Se c’è una cosa che ho capito in
più di un anno di militanza nei Tribunali, è che gli uomini di mezza età (e con
mezza età, intendo, per via dell’inarrestabile allungamento della vita, quegli
esemplari nati nell’intervallo tra la Rivoluzione russa e la fine della Guerra
in Corea), di cravatta adornati, non sono disposti, mai, mai e poi mai a
cedere il passo. Come se la Cavalleria
fosse esclusivamente l’insieme delle unità militari montate a cavallo. Punto,
nient’altro. No other info provided. Alla
fine, se ben ci penso, è del tutto lecito credere di avere a disposizione il
transito esclusivo dei corridoi, dei marciapiedi, delle strade del mondo.
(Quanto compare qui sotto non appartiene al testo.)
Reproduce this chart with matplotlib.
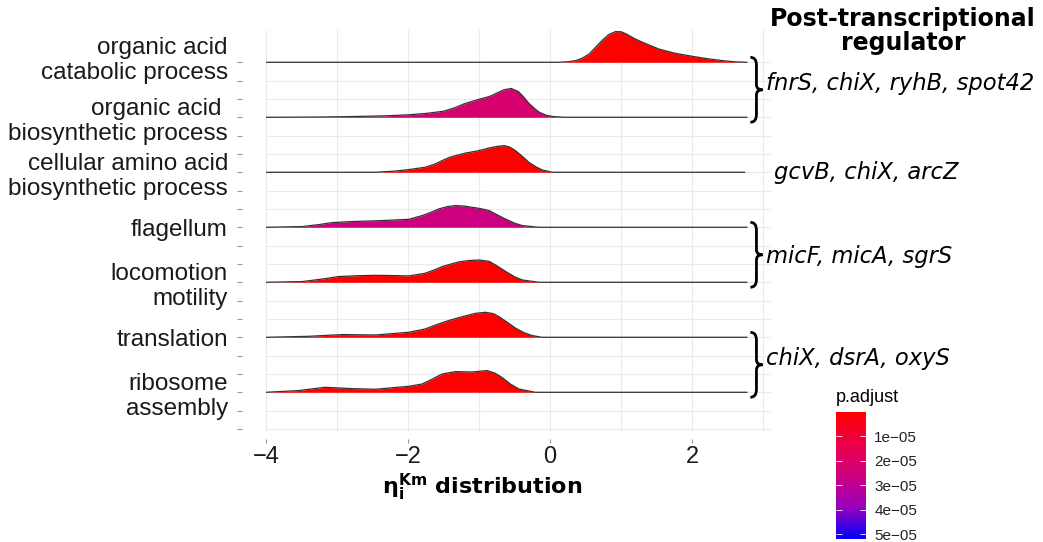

Camminando
a testa alta, con lo sguardo tronfissimo e il naso all’insù, a cercare l’infinito.
Per comodità di scrittura, li chiamerò Gli
uomini che tutto sanno.
Va detto che solo pochissimi prescelti,
in realtà, ignorano in toto la cognizione
spaziale degli elementi circostanti. E questo è un vero peccato. Lo è perché
assistere al cammino bendato dell’Uomo
che tutto sa, nel luogo che non conosce è una delizia per altrettanto pochissimi
gourmet del genere.
Solitamente, l’Uomo che tutto sa, gode dell’incredibile,
avviluppante, onniscienza negata al resto dei mortali. Lui lo sa, perché sa per definizione. Ed è qui che nasce il problema. Navigare
in acque ignote, pone, l’Uomo che tutto
sa, in una situazione incresciosa. La definizione di uomo che capisce, che
intende, che vede e prevede, s’incrosta. La sua consistenza ontologica viene a mancare.
Un perdita totale dell’essere. Ma l’Uomo
che tutto sa questa cosa qui proprio non è disposto a confessarla. Quindi,
anche se i luoghi che percorre sono a lui sconosciuti, lui li conosce, lui sa.
Basta.
Ciao Uomo che tutto sa, con la tua giacca in tweed, i pantaloni a costine dè
mi nonno, l’impermeabilino dell’Upim e l’ombrello di Mel Gibson in Braveheart.
Oggi non hai capito un ciufolo a
sonagli. Guarda che sole che c’è, lì fuori.